TL;DR:
Azul is the name of the first independent upgrade to Base, the Ethereum layer-2 network incubated by Coinbase. The Base team deployed the upgrade on testnet and announced its mainnet activation for May 13. The upgrade introduces a multiproof system and a new client architecture that, according to the protocol, brings the network closer to Stage 2 decentralization.
Azul’s core mechanism combines trusted execution environment proofs, or TEE, with zero-knowledge proofs, or ZK. Either type can finalize a proposal autonomously, but when both agree, withdrawal finality time is reduced to a single day. Additionally, permissionless ZK proofs can override permissioned TEE proofs in the event of a conflict, which improves the system’s security guarantees.
The upgrade also simplifies the network’s underlying infrastructure. Azul establishes base-reth-node as the sole execution client and incorporates base-consensus, a new consensus client based on Kona. According to the team, empty blocks dropped by 99% over the past two months, falling from around 200 per day to just two. The network also sustained multiple bursts of 5,000 transactions per second.
Base also aligns Azul with Ethereum’s Osaka execution layer specifications, an adjustment aimed at improving the developer experience without forcing rewrites on existing applications. Most apps will not require changes, although some node operators and developers with specialized implementations will need to prepare ahead of activation.

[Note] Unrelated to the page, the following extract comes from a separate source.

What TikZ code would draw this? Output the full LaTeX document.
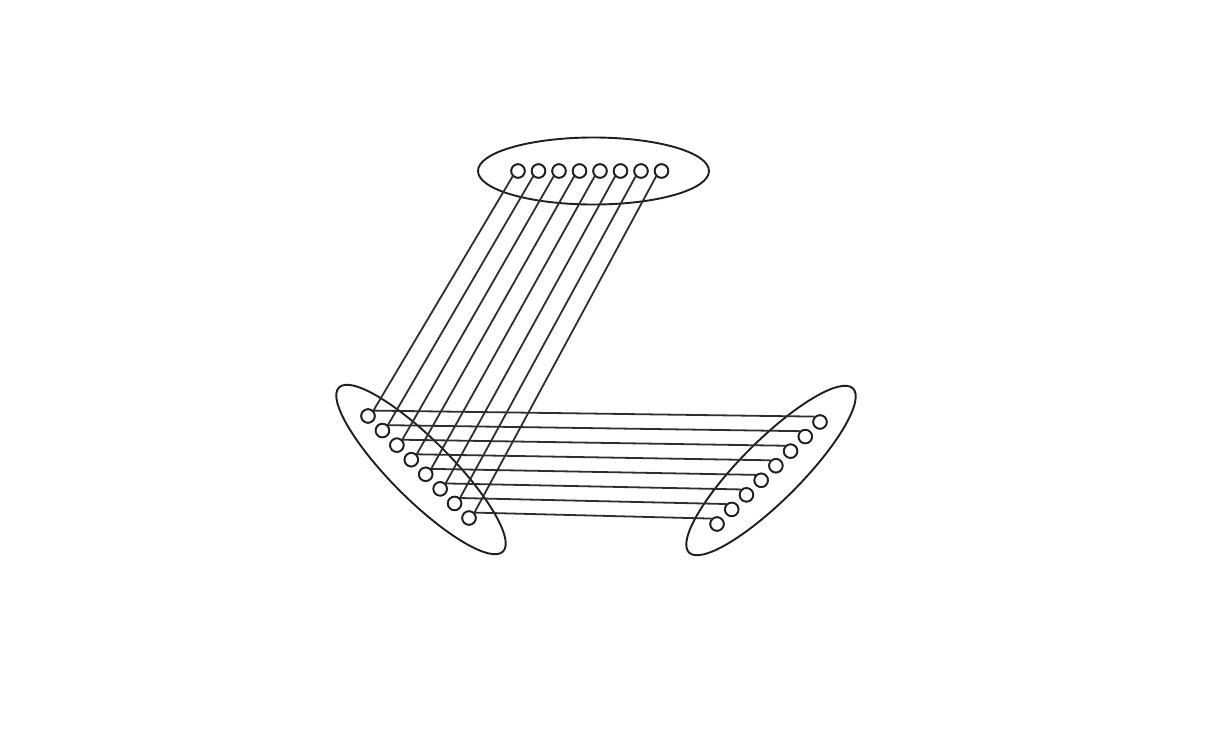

To audit the code ahead of the mainnet launch, Base launched a competition on Immunefi running until May 4, with a maximum pool of $250,000 in rewards for the detection of critical bugs.
Data from DefiLlama places Base with approximately $4.98 billion in stablecoin market cap and around $4.4 billion in total value locked in the DeFi ecosystem. It is also the leading optimistic rollup by active addresses. The team projects a performance-focused upgrade for late June and another centered on user experience toward the end of August, with native account abstraction as its long-term horizon.